After an assignment takes us to Morocco for seven very hot days of trailing 300 female off-road race car drivers through the Sahara, a friend and I decide we can’t leave the country without experiencing some of its storied bohemian glamour. We’ve breathlessly scaled towering dunes dotted with camels, and slept in tents we pitched ourselves, and had the sand in our hair to prove it. Now, we’re ready for some of the exoticism and luxury that have enticed travelers to Morocco for decades. We want snake charmers, labyrinthine streets, and opulent courtyards. We want to haggle with vendors over rugs and poufs, then go for mint tea and tagine. We wouldn’t mind spending a few nights on real mattresses, either.

And, inspired by our subjects, we want to do it all by car. What could be cooler than a road trip through Northern Africa? The four hours between the Sahara in central Morocco and Marrakech, to the northwest, had once been described to me as one of the world’s most scenic commutes, an endorsement I’d never forgotten. We can reach the Atlantic coast in just a few hours more, covering about 300 topographically diverse miles in about seven hours. It seems like a manageable enough adventure. We are told it will be tough to get lost — there’s basically one road —  but that road is long, steep, and full of switchbacks and blind spots. We ponder going it alone but we are advised that our best bet is to hire a professional driver.

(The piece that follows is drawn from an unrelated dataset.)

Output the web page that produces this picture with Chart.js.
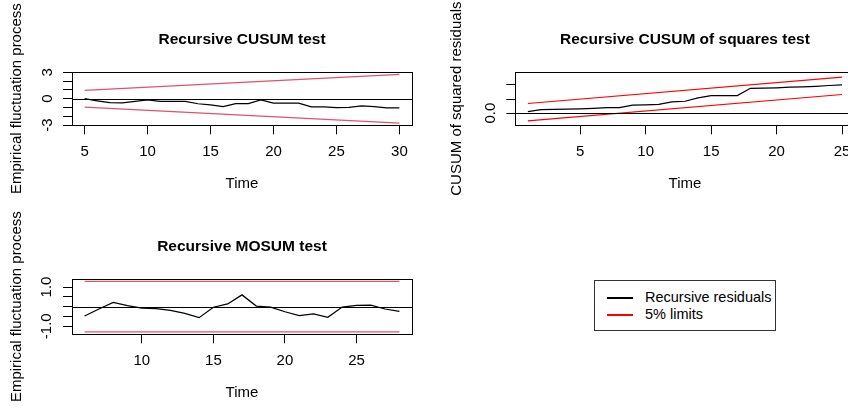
<!DOCTYPE html>
<html>
<head>
<meta charset="utf-8">
<script src="https://cdn.jsdelivr.net/npm/chart.js@4.4.1/dist/chart.umd.min.js"></script>
<style>
html,body{margin:0;padding:0;background:#fff;overflow:hidden;width:848px;height:410px;position:relative;}
canvas{position:absolute;display:block;}
#legend{position:absolute;left:594px;top:280px;width:180px;height:49px;border:1px solid #333;background:#fff;
  font-family:"Liberation Sans",Arial,Helvetica,sans-serif;font-size:14.5px;color:#000;}
#legend .row{position:absolute;left:0;height:17px;line-height:17px;white-space:nowrap;}
#legend .sw{position:absolute;left:12px;width:26px;height:2px;}
#legend .tx{position:absolute;left:50px;top:0;}
</style>
</head>
<body>
<canvas id="c1"></canvas>
<canvas id="c2"></canvas>
<canvas id="c3"></canvas>
<div id="legend"></div>
<script>
// ---------- data ----------
// Panel 1: Recursive CUSUM test
const cusumTimes = [5,6,7,8,9,10,11,12,13,14,15,16,17,18,19,20,21,22,23,24,25,26,27,28,29,30];
const cusumValues = [0,-0.24,-0.45,-0.49,-0.3,-0.15,-0.3,-0.3,-0.3,-0.58,-0.72,-0.9,-0.56,-0.56,-0.15,-0.52,-0.52,-0.52,-0.94,-0.94,-1.01,-1.0,-0.82,-0.9,-1.05,-1.05];
const cusumBoundTimes = [5,30];
const cusumUpper = [0.95,2.77];
const cusumLower = [-0.95,-2.77];
const cusumXTicks = [5,10,15,20,25,30];
const cusumYTicks = [-3,-2,-1,0,1,2,3];
const cusumYLabels = {"-3":"-3","0":"0","3":"3"};

// Panel 2: Recursive CUSUM of squares test
const sqTimes = [1,2,3,4,5,6,7,8,9,10,11,12,13,14,15,16,17,18,19,20,21,22,23,24,25];
const sqValues = [0.05,0.12,0.13,0.14,0.15,0.17,0.19,0.19,0.28,0.29,0.31,0.4,0.42,0.54,0.62,0.62,0.62,0.88,0.89,0.9,0.92,0.93,0.95,0.98,1.0];
const sqBoundTimes = [1,25];
const sqUpper = [0.34,1.28];
const sqLower = [-0.28,0.66];
const sqXTicks = [5,10,15,20,25];
const sqYTicks = [0,0.5,1];
const sqYLabels = {"0":"0.0"};

// Panel 3: Recursive MOSUM test
const mosumTimes = [6,7,8,9,10,11,12,13,14,15,16,17,18,19,20,21,22,23,24,25,26,27,28];
const mosumValues = [-0.48,-0.12,0.22,0.05,-0.08,-0.1,-0.19,-0.34,-0.56,-0.03,0.14,0.6,0.03,-0.03,-0.26,-0.46,-0.37,-0.54,-0.02,0.07,0.08,-0.12,-0.24];
const mosumBoundTimes = [6,28];
const mosumUpper = [1.29,1.29];
const mosumLower = [-1.29,-1.29];
const mosumXTicks = [10,15,20,25];
const mosumYTicks = [-1,-0.5,0,0.5,1];
const mosumYLabels = {"1":"1.0","-1":"-1.0"};

const legendLabels = ["Recursive residuals","5% limits"];

// ---------- drawing ----------
const FONT = '"Liberation Sans", Arial, Helvetica, sans-serif';
Chart.defaults.font.family = FONT;
Chart.defaults.font.size = 15;
Chart.defaults.color = '#000';

const RED_A = '#DF536B';
const RED_B = '#FF0000';

function pts(xs, ys){ return xs.map((x,i)=>({x:x, y:ys[i]})); }
function ds(xs, ys, color){
  return {data: pts(xs, ys), borderColor: color, borderWidth: 1.25, pointRadius: 0, fill: false, tension: 0};
}

const rPlugin = {
  id: 'rdecor',
  afterDatasetsDraw(chart){
    const o = chart.options.plugins.rdecor;
    const {ctx, chartArea: a} = chart;
    ctx.save();
    // zero reference line
    const y0 = Math.round(chart.scales.y.getPixelForValue(0)) + 0.5;
    ctx.strokeStyle = '#000'; ctx.lineWidth = 1;
    ctx.beginPath(); ctx.moveTo(a.left, y0); ctx.lineTo(a.right, y0); ctx.stroke();
    // box
    const l = Math.round(a.left)+0.5, t = Math.round(a.top)+0.5, r = Math.round(a.right)+0.5, b = Math.round(a.bottom)+0.5;
    ctx.strokeRect(l, t, r-l, b-t);
    // texts
    ctx.fillStyle = '#000';
    ctx.textAlign = 'center'; ctx.textBaseline = 'middle';
    ctx.font = 'bold 15.5px ' + FONT;
    ctx.fillText(o.title, (a.left + a.right)/2, a.top - 32.5);
    ctx.font = '15px ' + FONT;
    ctx.fillText('Time', (a.left + a.right)/2, a.bottom + 58.8);
    ctx.translate(o.yTitleX, (a.top + a.bottom)/2);
    ctx.rotate(-Math.PI/2);
    ctx.fillText(o.yTitle, 0, 0);
    ctx.restore();
  }
};

function makePanel(p){
  const c = document.getElementById(p.id);
  c.width = p.cw; c.height = p.ch;
  c.style.left = p.cx + 'px'; c.style.top = p.cy + 'px';
  c.style.width = p.cw + 'px'; c.style.height = p.ch + 'px';
  const yW = p.box.L - p.cx;
  const xH = p.cy + p.ch - p.box.B;
  new Chart(c, {
    type: 'line',
    data: { datasets: p.datasets },
    options: {
      responsive: false, animation: false, devicePixelRatio: 1,
      layout: { padding: { left: 0, bottom: 0, top: p.box.T - p.cy, right: p.cx + p.cw - p.box.R } },
      plugins: { legend: {display:false}, tooltip: {enabled:false}, title: {display:false},
        rdecor: { title: p.title, yTitle: p.yTitle, yTitleX: p.yTitleX - p.cx } },
      scales: {
        x: {
          type: 'linear', min: p.xMin, max: p.xMax,
          afterBuildTicks: s => { s.ticks = p.xTicks.map(v => ({value: v})); },
          afterFit: s => { s.height = xH; },
          grid: { drawOnChartArea: false, drawTicks: true, tickLength: 9, color: '#000', lineWidth: 1 },
          border: { display: true, color: '#000', width: 1 },
          ticks: { autoSkip: false, minRotation: 0, maxRotation: 0, padding: 8.5, font: {size: 15}, color: '#000',
                   callback: v => String(v) }
        },
        y: {
          type: 'linear', min: p.yMin, max: p.yMax,
          afterBuildTicks: s => { s.ticks = p.yTicks.map(v => ({value: v})); },
          afterFit: s => { s.width = yW; },
          grid: { drawOnChartArea: false, drawTicks: true, tickLength: 9, color: '#000', lineWidth: 1 },
          border: { display: true, color: '#000', width: 1 },
          ticks: { autoSkip: false, minRotation: 90, maxRotation: 90, crossAlign: 'center', padding: p.yPad,
                   font: {size: 15}, color: '#000',
                   callback: v => (p.yLabels[String(v)] !== undefined ? p.yLabels[String(v)] : '') }
        }
      }
    },
    plugins: [rPlugin]
  });
}

makePanel({
  id: 'c1', cx: 0, cy: 0, cw: 424, ch: 205,
  box: {L: 72, T: 72, R: 412, B: 125.3},
  xMin: 4, xMax: 31, yMin: -3.03, yMax: 3.03,
  xTicks: cusumXTicks, yTicks: cusumYTicks, yLabels: cusumYLabels, yPad: 8,
  title: 'Recursive CUSUM test', yTitle: 'Empirical fluctuation process', yTitleX: 17,
  datasets: [ds(cusumTimes, cusumValues, '#000'), ds(cusumBoundTimes, cusumUpper, RED_A), ds(cusumBoundTimes, cusumLower, RED_A)]
});

makePanel({
  id: 'c2', cx: 424, cy: 0, cw: 444, ch: 205,
  box: {L: 515.3, T: 72, R: 854.6, B: 125.3},
  xMin: 0.04, xMax: 25.96, yMin: -0.435, yMax: 1.46,
  xTicks: sqXTicks, yTicks: sqYTicks, yLabels: sqYLabels, yPad: 5,
  title: 'Recursive CUSUM of squares test', yTitle: 'CUSUM of squared residuals', yTitleX: 457,
  datasets: [ds(sqTimes, sqValues, '#000'), ds(sqBoundTimes, sqUpper, RED_B), ds(sqBoundTimes, sqLower, RED_B)]
});

makePanel({
  id: 'c3', cx: 0, cy: 205, cw: 424, ch: 205,
  box: {L: 72, T: 279, R: 412, B: 334.3},
  xMin: 5.12, xMax: 28.88, yMin: -1.41, yMax: 1.41,
  xTicks: mosumXTicks, yTicks: mosumYTicks, yLabels: mosumYLabels, yPad: 3.5,
  title: 'Recursive MOSUM test', yTitle: 'Empirical fluctuation process', yTitleX: 17,
  datasets: [ds(mosumTimes, mosumValues, '#000'), ds(mosumBoundTimes, mosumUpper, RED_A), ds(mosumBoundTimes, mosumLower, RED_A)]
});

// legend (HTML, real text)
const lg = document.getElementById('legend');
const legendColors = ['#000', RED_B];
const legendRowTops = [8, 25];
legendLabels.forEach((t, i) => {
  const row = document.createElement('div');
  row.className = 'row';
  row.style.top = legendRowTops[i] + 'px';
  row.style.width = '100%';
  const sw = document.createElement('div');
  sw.className = 'sw'; sw.style.background = legendColors[i]; sw.style.top = '7.5px';
  const tx = document.createElement('div');
  tx.className = 'tx'; tx.textContent = t;
  row.appendChild(sw); row.appendChild(tx);
  lg.appendChild(row);
});
</script>
</body>
</html>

I consult a friend at boutique travel agency Epic Road ( who’s done the drive before. He helps us plan our destinations and finds us a confident driver who can take us there over the course of five days. We’ll start in Skoura, an oasis town on the edge of the Sahara, and then make our way over the Atlas mountains, a sparsely populated range that spans Morocco, Algeria, and Tunisia, to the fertile Berber countryside. From there, we’ll travel on to bustling Marrakech before heading to the laidback coastal town of Essaouira, whose European-inspired medina — a walled inner city —  is one of 10 UNESCO World Heritage Sites throughout Morocco.

In recent years, Marrakech consistently ranks at the top of the world’s most popular destinations. Part of the country’s appeal is how very different — almost otherworldly — yet relatively accessible it is, only 9 miles by water from Europe and seven hours by air from New York. (Royal Air Maroc runs daily direct flights into Casablanca from several cities, including New York and Washington, D.C.) From there, many travelers connect to another Moroccan city by air or train; to start a road trip like ours, you’ll want to fly from Casablanca into the city of Ouarzazate.


The country is 98 percent Muslim, which is most evident in the call to prayer echoing loudly through the air several times a day, starting at dawn, and the fact that it can be difficult to get a cocktail (though not impossible). Overall, though, moderate Islam prevails. Most Moroccan women wear headscarves, but it’s not expected of foreigners, though I always dressed modestly, in pants or long dresses, even when it was hot. It’s easy enough to get by with English and I never felt unsafe or unwelcome.

A shepherd tending a flock in Morocco’s Ourika Valley.
A shepherd tending a flock in Morocco’s Ourika Valley. (Christopher Churchill)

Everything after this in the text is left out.